Al ensalzar el gran don de la música, debemos incluir en nuestro capítulo de agradecimiento a quienes son sus ineludibles transmisores: los buenos intérpretes. He dicho transmisores, y debo rápidamente aclarar que son mucho más que eso: son uno de los elementos que deben conjugarse para que surja el milagro de la música. «¿Qué sería Bach sin mí?», dijo en una ocasión el gran pianista Alexis Weisenberg. En el fondo, quiso decir: « ¿Qué sería de los compositores si no hubiera intérpretes a la altura de las exigencias de sus creaciones?». No existirían de hecho, porque sus obras quedarían a medio gestar. La gestación completa exige una partitura ‒fruto del genio de los compositores‒, un instrumento y un intérprete debidamente cualificado. Al unirse los tres y complementarse, cobran vida las partituras y surge la música.
Esto es cierto, sin duda. Pero cabe también preguntar: « ¿Qué sería de los intérpretes sin los compositores?». Tampoco ellos podrían alcanzar la alta cota a que están llamados. Es necesaria una colaboración mutua, bajo la guía común de la inspiración musical. En la música todo es interrelación, que se traduce inmediatamente en amor. El amor que se traslucía en la eterna sonrisa de Montserrat, en su estima de todos sus colaboradores, por insignificantes que pudieran parecer. Un día confesó que, al subir al escenario y empezar a oír la música que sube del foso, se sentía como envuelta en un manto de belleza, y amparada, e invitada a compartir el festín. Un concierto es una gran fiesta de solidaridad. Una obra musical bien lograda supone la integración de siete niveles de realidad, forma de unión fecundísima que debe llevar a cabo el músico sensible a la verdad de la música, que es, en todo rigor, «polifónica» (Romano Guardini), «sinfónica» (Urs von Balthasar).
Cuando un pastor, aislado en la estepa, musita una melodía en su rústica flauta casera, algo decisivo sucede en su vida solitaria: se adentra en el admirable mundo de la música, que es, por esencia, creatividad, comunicación, vibración conjunta, apertura al mundo venturoso e ilusionante de la belleza.
En este mundo de contagiosa alegría se movió siempre la buena de Montserrat.

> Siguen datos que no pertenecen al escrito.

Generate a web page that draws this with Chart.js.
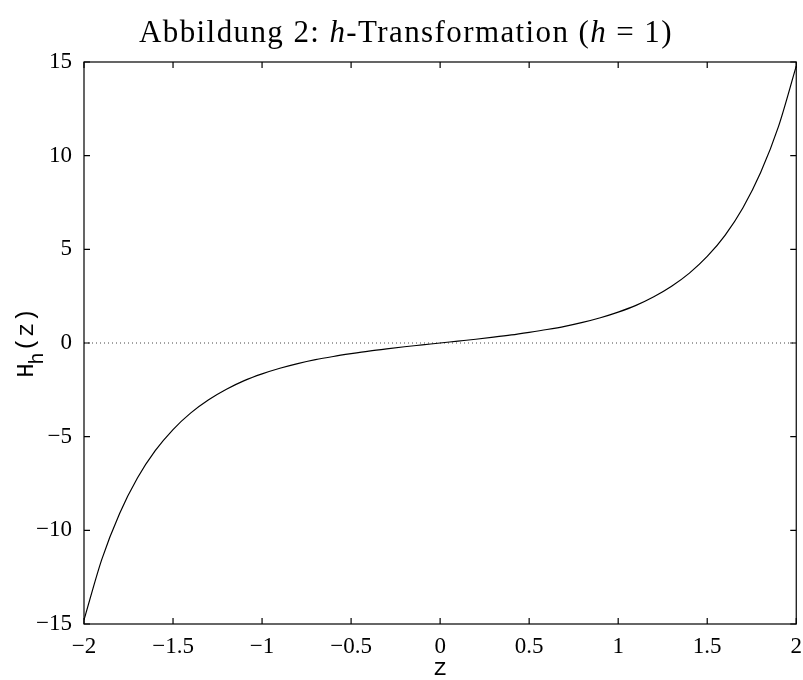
<!DOCTYPE html>
<html>
<head>
<meta charset="utf-8">
<script src="https://cdn.jsdelivr.net/npm/chart.js@4.4.0/dist/chart.umd.min.js"></script>
<style>
  html, body { margin: 0; padding: 0; background: #fff; }
  #wrap { width: 803px; height: 680px; position: relative; }
</style>
</head>
<body>
<div id="wrap"><canvas id="hChart" width="803" height="680"></canvas></div>
<script>
// z values and H_h(z) values
const zValues = [-2.0, -1.9, -1.8, -1.7, -1.6, -1.5, -1.4, -1.3, -1.2, -1.1, -1.0,
                 -0.9, -0.8, -0.7, -0.6, -0.5, -0.4, -0.3, -0.2, -0.1, 0.0,
                 0.1, 0.2, 0.3, 0.4, 0.5, 0.6, 0.7, 0.8, 0.9, 1.0,
                 1.1, 1.2, 1.3, 1.4, 1.5, 1.6, 1.7, 1.8, 1.9, 2.0];
const hValues = [-14.78, -11.55, -9.10, -7.21, -5.75, -4.62, -3.73, -3.03, -2.47, -2.01, -1.65,
                 -1.35, -1.10, -0.89, -0.72, -0.57, -0.43, -0.31, -0.20, -0.10, 0.0,
                 0.10, 0.20, 0.31, 0.43, 0.57, 0.72, 0.89, 1.10, 1.35, 1.65,
                 2.01, 2.47, 3.03, 3.73, 4.62, 5.75, 7.21, 9.10, 11.55, 14.78];
const zeroLine = [{ x: -2, y: 0 }, { x: 2, y: 0 }];
const xTicks = [-2, -1.5, -1, -0.5, 0, 0.5, 1, 1.5, 2];
const yTicks = [-15, -10, -5, 0, 5, 10, 15];

const SERIF = '"Liberation Serif", "Times New Roman", serif';
const MONO = '"Liberation Mono", "Courier New", monospace';

function fmt(v) {
    return v < 0 ? '\u2212' + String(-v) : String(v);
}

// Box, inward ticks on all four sides, title and axis labels
const framePlugin = {
    id: 'frame',
    afterDraw(chart) {
        const { ctx, chartArea: a, scales } = chart;
        const tl = 6;
        ctx.save();
        ctx.strokeStyle = '#000';
        ctx.lineWidth = 1.2;
        ctx.strokeRect(a.left, a.top, a.right - a.left, a.bottom - a.top);
        ctx.beginPath();
        xTicks.forEach(v => {
            const x = scales.x.getPixelForValue(v);
            ctx.moveTo(x, a.bottom); ctx.lineTo(x, a.bottom - tl);
            ctx.moveTo(x, a.top); ctx.lineTo(x, a.top + tl);
        });
        yTicks.forEach(v => {
            const y = scales.y.getPixelForValue(v);
            ctx.moveTo(a.left, y); ctx.lineTo(a.left + tl, y);
            ctx.moveTo(a.right, y); ctx.lineTo(a.right - tl, y);
        });
        ctx.stroke();

        // title with italic h
        const parts = [
            ['Abbildung 2: ', 'normal'],
            ['h', 'italic'],
            ['-Transformation (', 'normal'],
            ['h', 'italic'],
            [' = 1)', 'normal']
        ];
        const size = 31;
        ctx.letterSpacing = '1.4px';
        let total = 0;
        parts.forEach(p => {
            ctx.font = p[1] + ' ' + size + 'px ' + SERIF;
            total += ctx.measureText(p[0]).width;
        });
        let x = 406 - total / 2;
        ctx.fillStyle = '#000';
        ctx.textBaseline = 'alphabetic';
        ctx.textAlign = 'left';
        parts.forEach(p => {
            ctx.font = p[1] + ' ' + size + 'px ' + SERIF;
            ctx.fillText(p[0], x, 42);
            x += ctx.measureText(p[0]).width;
        });
        ctx.letterSpacing = '0px';

        // x label
        ctx.font = '24px ' + MONO;
        ctx.textAlign = 'center';
        ctx.fillText('z', (a.left + a.right) / 2, 675);

        // y label H_h(z), rotated
        ctx.translate(33, (a.top + a.bottom) / 2);
        ctx.rotate(-Math.PI / 2);
        ctx.textAlign = 'left';
        ctx.font = '24px ' + MONO;
        const wH = ctx.measureText('H').width;
        ctx.font = '20px ' + MONO;
        const wh = ctx.measureText('h').width;
        ctx.font = '24px ' + MONO;
        const wz = ctx.measureText('(z)').width;
        let yx = -(wH + wh + wz) / 2;
        ctx.fillText('H', yx, 0);
        yx += wH;
        ctx.font = '20px ' + MONO;
        ctx.fillText('h', yx - 1, 10);
        yx += wh;
        ctx.font = '24px ' + MONO;
        ctx.fillText('(z)', yx, 0);
        ctx.restore();
    }
};

document.addEventListener('DOMContentLoaded', function() {
    const ctx = document.getElementById('hChart');
    new Chart(ctx, {
        type: 'scatter',
        data: {
            datasets: [{
                data: zValues.map((z, i) => ({ x: z, y: hValues[i] })),
                showLine: true,
                borderColor: '#000',
                borderWidth: 1.2,
                pointRadius: 0,
                cubicInterpolationMode: 'monotone',
                fill: false
            }, {
                data: zeroLine,
                showLine: true,
                borderColor: '#444',
                borderWidth: 1,
                borderDash: [1, 3],
                pointRadius: 0,
                fill: false
            }]
        },
        options: {
            responsive: false,
            animation: false,
            devicePixelRatio: 1,
            layout: { padding: { top: 62, right: 4, left: 0, bottom: 0 } },
            plugins: {
                legend: { display: false },
                tooltip: { enabled: false },
                title: { display: false }
            },
            scales: {
                x: {
                    type: 'linear',
                    min: -2, max: 2,
                    afterBuildTicks: s => { s.ticks = xTicks.map(v => ({ value: v })); },
                    afterFit: s => { s.height = 56; },
                    grid: { display: false },
                    border: { display: false },
                    ticks: {
                        color: '#000',
                        padding: 1,
                        autoSkip: false,
                        font: { family: SERIF, size: 23 },
                        maxRotation: 0,
                        callback: v => fmt(v)
                    }
                },
                y: {
                    min: -15, max: 15,
                    afterBuildTicks: s => { s.ticks = yTicks.map(v => ({ value: v })); },
                    afterFit: s => { s.width = 84; },
                    grid: { display: false },
                    border: { display: false },
                    ticks: {
                        color: '#000',
                        padding: 4,
                        autoSkip: false,
                        font: { family: SERIF, size: 23 },
                        callback: v => fmt(v)
                    }
                }
            }
        },
        plugins: [framePlugin]
    });
});
</script>
</body>
</html>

Por eso era tan fácil vibrar con ella, pero no sólo cuando se identificaba con los grandes líricos que han ilusionado a la humanidad, sino cuando expresaba sus ideas personales sobre los valores de la vida cotidiana, que ella sabía vivir y defender. Sólo una vez no me sentí acorde con una manifestación suya. En una entrevista, un periodista se deshizo en alabanzas. Y, en su línea de sencillez, ella lo interrumpió amablemente para quitarse importancia, y le hizo esta súplica, con su menor sonrisa: «Por favor, no me alabe tanto..., porque, en definitiva, la música es sólo una diversión...!». Muy a gusto, le hubiera dicho: «Querida Montserrat: te admiro mucho por un sinfín de razones, pero no precisamente por lo que acabas de decir. La música es inmensamente más que una diversión, y la prueba de ello es el exquisito cuidado ‒casi mimo‒ con que tú la has tratado siempre».
Con la dulzura de tus increíbles fiatos, te decimos tantísimos melómanos: « ¡Que Dios te premie por tanta hermosura! ».

NOTAS

(1) «...La obra de arte es un irreal». «Una catedral ¿no es sencillamente esta masa de piedra real que domina los techos circundantes?». La Séptima Sinfonía de Beethoven «se halla fuera de lo real, fuera de la existencia». «La contemplación estética es un sueño provocado, y el paso a lo real es un auténtico despertar». Cf. O. cit., (Gallimard, Paris 1948, 16ª ed.) págs. 239-245. Puede verse un amplio análisis de esta cuestión en mi obra La experiencia estética y su poder formativo (Universidad de Deusto, Bilbao, 2004, 2ª ed.) págs. 313-349.
(2) Cf. La musique et l´homme (PUF, Paris 1949) XII.